Evers directed Democratic Atty. Gen. Josh Kaul to get Wisconsin out of the ACA lawsuit minutes after Dane County Judge Richard G. Niess struck down the “lame duck” laws and appointments approved by the Legislature and outgoing GOP Gov. Scott Walker in December.

One of those “lame duck” laws said Wisconsin could not pull out of the ACA lawsuit without permission from legislative leaders – permission that was never going to be given.

The ruling that – for now – invalidated “lame duck” laws was the first Evers touch of home plate against the GOP. But after Republicans objected to his ACA withdrawal, a second Dane County Judge, Frank Remington, who had been appointed to his position by Walker, also ruled that legislators could not control lawsuits pursued by the Attorney General. Score another run for Evers.

But umpires – Court of Appeals judges – have now stopped play for the legal equivalent of video review last week, with no final decision likely for weeks.

The Democrat’s third score was rescinding 82 Walker appointments the state Senate rushed to confirm in December – something else he did immediately after the ruling voiding “lame duck” session actions. Those appointments ranged from making state government veteran Ellen Nowak the critical third vote on the utility-regulating Public Service Commission to less important boards like the one that certifies dietitians.

Thursday, Evers reappointed many of the 82, but his first move to cancel them all sent Republicans this message: Team Democrats have a new manager.

But Republicans also put up three runs in the early innings.

As Assembly Speaker Robin Vos told the Federalist Society, GOP legislators will discard the Evers budget, which would increased spending by 10 percent over two years.

Vos included this brushback-pitch threat: “I believe the Senate and Assembly will craft our own budget – starting at [current spending levels] or less… If, for some reason, [Evers] believes he’s going to veto the entire budget because it doesn’t spend enough, the budget he will get – number two – will spend less than the first one.”

Vos and Senate Majority Republican Scott Fitzgerald pushed across their second run when they got GOP Building Commission members, who had tentatively endorsed a $2.5-billion plan, to reverse themselves and block that proposal.

Evers wants to add prison beds, expand a Madison mental health treatment center for juveniles, build a new Milwaukee state office building and new Capitol Square historical museum, and repair and upgrade dozens of UW System campus buildings.

But Republicans scored with the new Building Commission deadlock.

“Republicans on the Commission voted to support this Capital budget a day ago—they were for it before they were against it,” Evers lamented.

No, Vos and Fitzgerald said, state government simply can’t afford to borrow $2.5 billion – three times what Walker’s last budget borrowed to build and repair buildings.

Finally, Republicans scored by not saying when – or if – they will vote to confirm Evers roster of cabinet secretaries.
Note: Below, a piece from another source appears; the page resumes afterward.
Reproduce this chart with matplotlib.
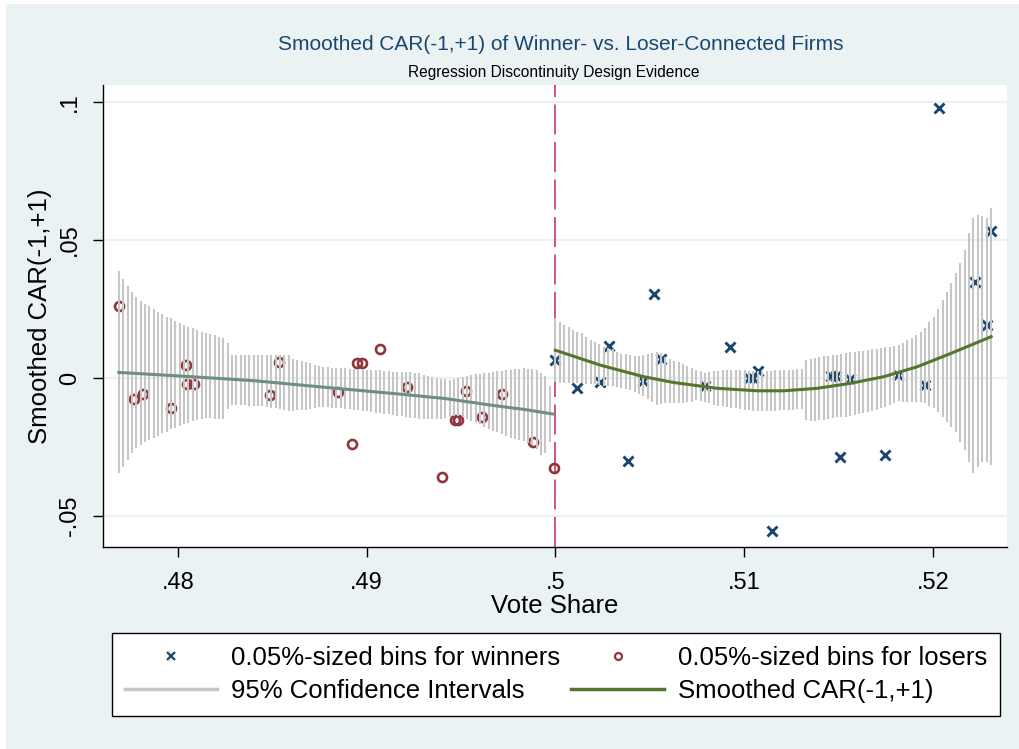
import numpy as np
import matplotlib
matplotlib.use("Agg")
import matplotlib.pyplot as plt
from matplotlib.lines import Line2D
from matplotlib.patches import Rectangle

plt.rcParams['font.family'] = ['Liberation Sans', 'DejaVu Sans']

NAVY = '#1a476f'
MAROON = '#90353b'
GREEN = '#55752f'
TEAL = '#6e8e84'
CI_GRAY = '#c6c6c6'
BG = '#eaf2f3'
VLINE = '#c8385a'

# ---- binned means (0.05%-sized bins) ----
lose_x = [0.47687, 0.47768, 0.47816, 0.47961, 0.48041, 0.48049, 0.48086, 0.48488,
          0.48537, 0.48848, 0.48924, 0.48950, 0.48975, 0.49072, 0.49212, 0.49399,
          0.49468, 0.49482, 0.49528, 0.49613, 0.49715, 0.49883, 0.49993]
lose_y = [0.0262, -0.0076, -0.0058, -0.0110, 0.0047, -0.0022, -0.0022, -0.0060,
          0.0057, -0.0052, -0.0237, 0.0056, 0.0056, 0.0104, -0.0033, -0.0359,
          -0.0152, -0.0152, -0.0045, -0.0141, -0.0059, -0.0233, -0.0325]

win_x = [0.50000, 0.50116, 0.50236, 0.50286, 0.50386, 0.50466, 0.50524, 0.50560,
         0.50793, 0.50925, 0.51028, 0.51049, 0.51075, 0.51146, 0.51459, 0.51487,
         0.51508, 0.51561, 0.51747, 0.51817, 0.51959, 0.52034, 0.52224, 0.52307,
         0.52285]
win_y = [0.0065, -0.0037, -0.0013, 0.0116, -0.0300, -0.0011, 0.0304, 0.0069,
         -0.0029, 0.0111, 0.0002, 0.0002, 0.0027, -0.0553, 0.0008, 0.0008,
         -0.0287, -0.0005, -0.0279, 0.0013, -0.0025, 0.0979, 0.0349, 0.0534,
         0.0194]

# ---- local polynomial grid (100 points per side) ----
grid_left = np.linspace(0.47687, 0.49970, 100)
grid_right = np.linspace(0.50000, 0.52308, 100)

# 95% CI bounds, in units of 1e-3
ci_hi_left = [38.8, 35.9, 33.4, 31.3, 29.5, 27.9, 26.8, 26.0, 24.9, 24.0,
              23.1, 22.2, 21.6, 20.8, 20.0, 19.4, 18.6, 18.0, 17.4, 16.8,
              16.2, 15.8, 15.6, 15.0, 14.4, 12.6, 8.3, 8.3, 8.3, 8.3,
              8.3, 8.3, 8.3, 8.3, 8.3, 8.3, 8.3, 8.3, 8.3, 8.3,
              7.1, 6.6, 6.1, 5.7, 5.3, 4.8, 4.5, 4.2, 4.0, 3.8,
              3.6, 3.6, 3.5, 3.4, 3.3, 3.2, 3.0, 3.0, 2.9, 2.9,
              2.8, 2.6, 2.4, 2.3, 2.2, 2.2, 2.2, 2.1, 2.0, 1.7,
              1.3, 0.9, 0.5, 0.1, -0.3, -0.5, -0.7, -0.5, -0.1, 0.4,
              0.8, 1.1, 1.4, 1.6, 1.8, 2.0, 2.2, 2.4, 2.7, 2.9,
              3.1, 3.3, 3.4, 3.5, 3.4, 3.3, 3.0, 2.0, 0.8, -2.7]
ci_lo_left = [-34.4, -32.1, -29.7, -27.3, -25.4, -24.3, -23.1, -22.5, -21.6, -20.9,
              -20.0, -19.4, -18.6, -18.0, -17.4, -16.8, -16.2, -15.6, -15.2, -14.9,
              -14.6, -14.6, -14.9, -15.0, -14.8, -11.3, -9.6, -9.7, -9.8, -9.9,
              -10.0, -10.0, -10.0, -10.2, -10.4, -10.7, -11.0, -11.2, -11.6, -11.8,
              -11.8, -11.7, -11.5, -11.4, -11.1, -10.8, -10.5, -10.4, -10.6, -10.7,
              -10.8, -10.9, -11.1, -11.3, -11.5, -11.7, -11.9, -12.1, -12.3, -12.5,
              -12.7, -12.9, -13.1, -13.4, -13.6, -13.9, -14.2, -14.4, -14.6, -14.8,
              -14.9, -14.9, -14.9, -14.8, -14.7, -14.4, -14.0, -13.7, -13.7, -14.2,
              -14.9, -15.5, -16.2, -16.8, -17.6, -18.3, -19.0, -19.7, -20.4, -21.1,
              -21.6, -22.1, -22.5, -22.8, -23.4, -24.3, -25.8, -27.7, -27.3, -23.3]
ci_hi_right = [21.6, 20.4, 19.2, 18.4, 17.6, 16.8, 16.2, 15.0, 13.8, 12.9,
               12.2, 11.4, 11.0, 10.4, 9.5, 8.9, 8.6, 8.3, 8.1, 8.1,
               8.3, 8.7, 9.2, 9.5, 9.0, 7.7, 6.9, 6.3, 5.8, 5.1,
               4.3, 3.5, 2.9, 2.5, 1.9, 2.3, 2.5, 2.7, 2.8, 2.9,
               2.9, 2.9, 2.9, 2.9, 2.7, 2.7, 2.7, 2.7, 2.7, 2.7,
               2.8, 2.9, 2.9, 3.0, 3.1, 3.2, 3.3, 6.5, 7.1, 7.4,
               7.7, 7.9, 8.1, 8.3, 8.5, 8.7, 9.0, 9.3, 9.5, 9.7,
               9.9, 10.1, 10.4, 10.7, 11.0, 11.2, 11.4, 11.6, 12.0, 12.8,
               13.8, 14.6, 15.6, 16.8, 18.0, 20.2, 22.0, 25.0, 28.3, 31.3,
               34.3, 37.9, 41.6, 46.4, 52.4, 57.9, 59.1, 58.7, 58.1, 61.7]
ci_lo_right = [-1.3, -1.6, -1.7, -1.7, -1.7, -1.7, -1.8, -2.0, -2.1, -2.3,
               -2.5, -2.7, -2.8, -3.0, -3.2, -3.5, -3.9, -4.3, -4.9, -5.6,
               -6.5, -7.4, -8.8, -9.8, -9.5, -9.2, -9.0, -8.9, -8.9, -8.9,
               -8.7, -8.6, -8.1, -8.3, -8.6, -9.1, -9.6, -10.0, -10.2, -10.5,
               -10.7, -11.0, -11.3, -11.5, -11.7, -11.8, -11.8, -11.8, -11.8, -11.8,
               -11.8, -11.7, -11.7, -11.6, -11.5, -11.3, -11.2, -15.2, -15.5, -15.5,
               -15.3, -15.1, -14.8, -14.5, -14.2, -14.0, -14.0, -13.7, -13.3, -13.0,
               -12.6, -12.2, -11.9, -11.6, -11.0, -10.4, -9.8, -8.9, -8.3, -8.5,
               -8.5, -8.6, -8.8, -8.6, -9.2, -10.0, -11.0, -12.2, -14.0, -15.8,
               -17.6, -19.4, -23.1, -26.1, -30.3, -34.5, -32.1, -30.3, -30.3, -31.5]

# smoothed CAR(-1,+1)
fit_left_x = [0.47687, 0.48048, 0.48408, 0.48821, 0.49176, 0.49415, 0.49680, 0.49839, 0.49987]
fit_left_y = [0.00205, 0.0006, -0.00097, -0.0036, -0.0058, -0.0074, -0.0100, -0.0114, -0.0130]
fit_right_x = [0.50000, 0.50238, 0.50468, 0.50627, 0.50857, 0.51069, 0.51210,
               0.51387, 0.51563, 0.51740, 0.51917, 0.52094, 0.52309]
fit_right_y = [0.0101, 0.0047, 0.0005, -0.0016, -0.0037, -0.0046, -0.0046,
               -0.0037, -0.0019, 0.0005, 0.0041, 0.0089, 0.0150]

xticks = [0.48, 0.49, 0.50, 0.51, 0.52]
xticklabels = ['.48', '.49', '.5', '.51', '.52']
yticks = [-0.05, 0, 0.05, 0.1]
yticklabels = ['-.05', '0', '.05', '.1']

fig = plt.figure(figsize=(10.2, 7.49), dpi=100, facecolor='white')
fig.patches.append(Rectangle((6/1020, 0), 1, 1 - 4/749, transform=fig.transFigure,
                             facecolor=BG, edgecolor='none', zorder=-10))
ax = fig.add_axes([103/1020, 1 - 547/749, 904/1020, 462/749])
ax.set_facecolor('white')

ax.set_xlim(0.47603, 0.52393)
ax.set_ylim(-0.0612, 0.1062)

for yv in yticks:
    ax.axhline(yv, color=BG, lw=1.6, zorder=0)

ax.axvline(0.5, color=VLINE, lw=1.2, dashes=(18, 4.5), zorder=1)

ax.plot(win_x, win_y, ls='none', marker='x', ms=7.5, mew=2.1, color=NAVY, zorder=2)
ax.plot(lose_x, lose_y, ls='none', marker='o', ms=6.5, mew=1.9, mfc='none', mec=MAROON, zorder=2)

ax.vlines(grid_left, np.array(ci_lo_left) / 1000, np.array(ci_hi_left) / 1000,
          color=CI_GRAY, lw=1.5, zorder=3)
ax.vlines(grid_right, np.array(ci_lo_right) / 1000, np.array(ci_hi_right) / 1000,
          color=CI_GRAY, lw=1.5, zorder=3)

ax.plot(fit_left_x, fit_left_y, color=TEAL, lw=2.2, zorder=4)
ax.plot(fit_right_x, fit_right_y, color=GREEN, lw=2.2, zorder=4)

ax.spines['top'].set_visible(False)
ax.spines['right'].set_visible(False)
ax.spines['left'].set_linewidth(1.0)
ax.spines['bottom'].set_linewidth(1.0)

ax.set_xticks(xticks)
ax.set_xticklabels(xticklabels)
ax.set_yticks(yticks)
ax.set_yticklabels(yticklabels, rotation=90, va='center')
ax.tick_params(axis='x', length=7, width=1.0, pad=11, labelsize=17)
ax.tick_params(axis='y', length=7, width=1.0, pad=9, labelsize=17)

ax.set_xlabel('Vote Share', fontsize=18.5, labelpad=0)
ax.set_ylabel('Smoothed CAR(-1,+1)', fontsize=18.5, labelpad=5)

fig.text(561/1020, 1 - 45/749, 'Smoothed CAR(-1,+1) of Winner- vs. Loser-Connected Firms',
         ha='center', va='center', fontsize=15, color=NAVY)
fig.text(554/1020, 1 - 73/749, 'Regression Discontinuity Design Evidence',
         ha='center', va='center', fontsize=11.2, color='black')

handles = [
    Line2D([], [], ls='none', marker='x', ms=5.5, mew=1.6, color=NAVY),
    Line2D([], [], color=CI_GRAY, lw=2.5),
    Line2D([], [], ls='none', marker='o', ms=5, mew=1.6, mfc='none', mec=MAROON),
    Line2D([], [], color=GREEN, lw=2.5),
]
labels = ['0.05%-sized bins for winners', '95% Confidence Intervals',
          '0.05%-sized bins for losers', 'Smoothed CAR(-1,+1)']
leg = fig.legend(handles, labels, ncol=2, loc='lower left',
                 bbox_to_anchor=(112/1020, 1 - 716/749, 888/1020, 85/749),
                 mode='expand', borderaxespad=0, fontsize=18.5, frameon=True,
                 fancybox=False, framealpha=1, handlelength=3.6, handletextpad=0.55,
                 labelspacing=0.37, borderpad=0.5, columnspacing=0.6)
leg.get_frame().set_edgecolor('black')
leg.get_frame().set_linewidth(1.0)
leg.get_frame().set_facecolor('white')

fig.savefig('out.png', dpi=100, facecolor=fig.get_facecolor())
Cabinet secretaries are the every day players in Evers lineup. They can play until – and unless – the GOP Senate ejects them by refusing to confirm them.

The winner?

The game is ongoing and big calls made by the judicial umpires – a U.S. Supreme Court ACA ruling, for example, or a state Supreme Court ruling on “lame duck” laws – may play a role.

And, which team will have a Josh Hader for when the going gets really rough?